Home  /  Resources & support  /  FAQs  /  Stepwise regression with svy commands

Is there a way in Stata to do stepwise regression with svy: logit or any of the svy commands?

Title   Stepwise regression with the svy commands
Author William Sribney, StataCorp

The stepwise prefix command in Stata does not work with svy: logit or any other svy commands. Most search-lots-of-possibilities stepwise procedures are not sound statistically, and most statisticians would not recommend them.

For a list of problems with stepwise procedures, see the FAQ: What are some of the problems with stepwise regression?

To these reasons, let me add that using stepwise methods for cluster-sampled data is even more problematic because the effective degrees of freedom is bounded by the number of clusters. Thus we have no plans to allow the svy commands to work with the stepwise procedure.
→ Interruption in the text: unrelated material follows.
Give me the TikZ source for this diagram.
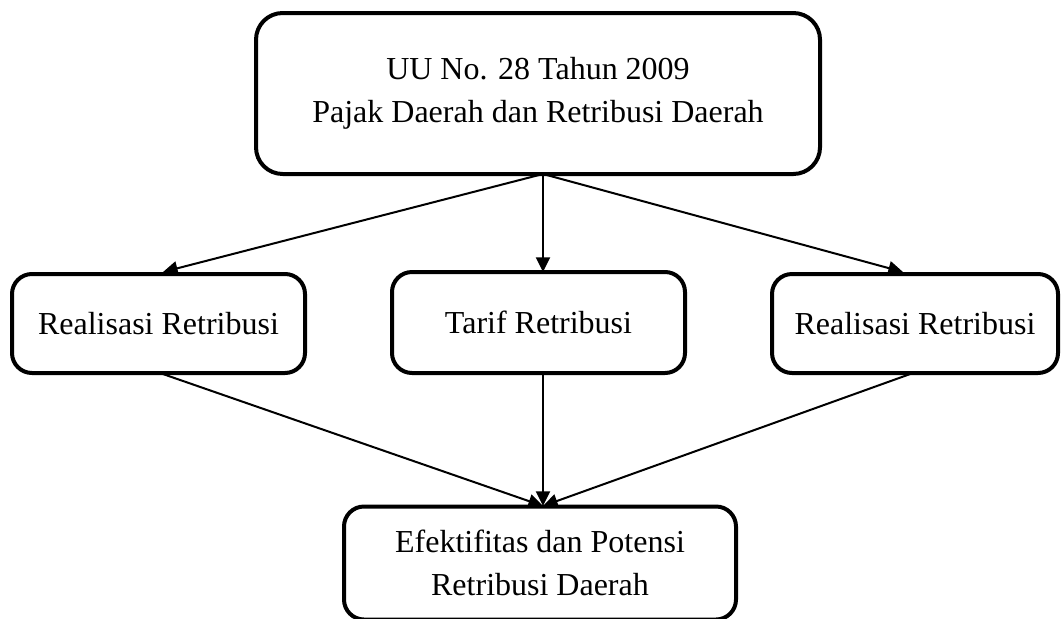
\documentclass[tikz,border=0pt]{standalone}
\usepackage{fontspec}
\setmainfont{Liberation Serif}
\usetikzlibrary{arrows.meta}
\begin{document}
\begin{tikzpicture}[x=0.75pt,y=-0.75pt,
  box/.style={draw=black, line width=3pt, rounded corners=15pt, outer sep=0pt, inner sep=0pt,
    align=center, font=\fontsize{24}{32.5}\selectfont, fill=white},
  conn/.style={line width=1.5pt, -{Triangle[length=11pt,width=10.5pt]}}]
\useasboundingbox (0,0) rectangle (1062,618);
\coordinate (src) at (543,174);
\coordinate (tl) at (163,272);
\coordinate (tm) at (543,272);
\coordinate (tr) at (903,272);
\coordinate (bl) at (160,373);
\coordinate (bm) at (543,373);
\coordinate (br) at (913,373);
\coordinate (dst) at (543,506);
\node[box, rounded corners=20pt, minimum width=564*0.75pt, minimum height=161*0.75pt] (top) at (538,93.5)
  {UU No. 28 Tahun 2009\\Pajak Daerah dan Retribusi Daerah};
\node[box, minimum width=293*0.75pt, minimum height=99*0.75pt] (left) at (158.5,323.5) {Realisasi Retribusi};
\node[box, minimum width=293*0.75pt, minimum height=101*0.75pt] (mid) at (538.5,322.5) {Tarif Retribusi};
\node[box, minimum width=286*0.75pt, minimum height=99*0.75pt] (right) at (915,323.5) {Realisasi Retribusi};
\node[box, minimum width=392*0.75pt, minimum height=113*0.75pt, text depth=0pt] (bot) at (540,563)
  {Efektifitas dan Potensi\\Retribusi Daerah};
\draw[conn] (src) -- (tl);
\draw[conn] (src) -- (tm);
\draw[conn] (src) -- (tr);
\draw[conn] (bl) -- (dst);
\draw[conn] (bm) -- (dst);
\draw[conn] (br) -- (dst);
\end{tikzpicture}
\end{document}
If you do not have a priori hypotheses to test, then model building is really an art. I recommend that you do what I call “planned backward block stepwise regression”. Other people call this “hierarchical stepwise regression”.

That is,

  1. Arrange your covariates into logical groupings. I will call the groupings {a1, a2, ...}, {b1, b2, ...}, {c1, c2, ...}, .... Order the groupings so that the ones that you think a priori are least important are last.
  2. Run your full model. E.g.,
     . svy: logit y a1 a2 ... b1 b2 ... c1 c2 ... h1 h2 ...  
  3. Test the last group (the least important):
     . test h1 h2 ...  
    If it is not significant, discard the whole group. If it is significant, keep the whole group.
  4. Then test the second-to-last group, etc.
  5. When you have tested all the groups and have kept only the significant ones, do the same procedure with each covariate. This last step should be considered optional for two reasons. First, it may not make sense to split up the covariates in the group (e.g., they may be dummies for a categorical variable). Second, performing yet more tests is not a good thing. But people usually cannot stand leaving nonsignificant terms in their “final” model. However, overfitting is better than overtesting!

Steps 1–4 alone are problematic because of multiple comparisons. One should really do a Bonferroni correction for testing the groups.

That is, if you have K groups of covariates to test, you should use a significance level of 0.05/K. This is a stringent procedure but is the only statistically sound thing to do, in my opinion. Remember that ideally one should be testing M a priori hypotheses each at a level of 0.05/M, so you should not be rewarded for not having a priori hypotheses! But, for the sake of having something to publish, a Bonferroni correction is usually not done.

If you did not have survey data, I would recommend doing the above procedure coupled with a split sample approach: you divide your sample into two parts, develop a model on one part, and then try to confirm it on the other. (When it does not get confirmed, you will be stuck, so you will make sure that you have a priori hypotheses for the next study you are involved with.)

Splitting up survey data, however, is a dicey proposition if you have only a moderate number of clusters (PSUs) because you should keep clusters whole. Thus you should only split survey data if you have many clusters in each stratum.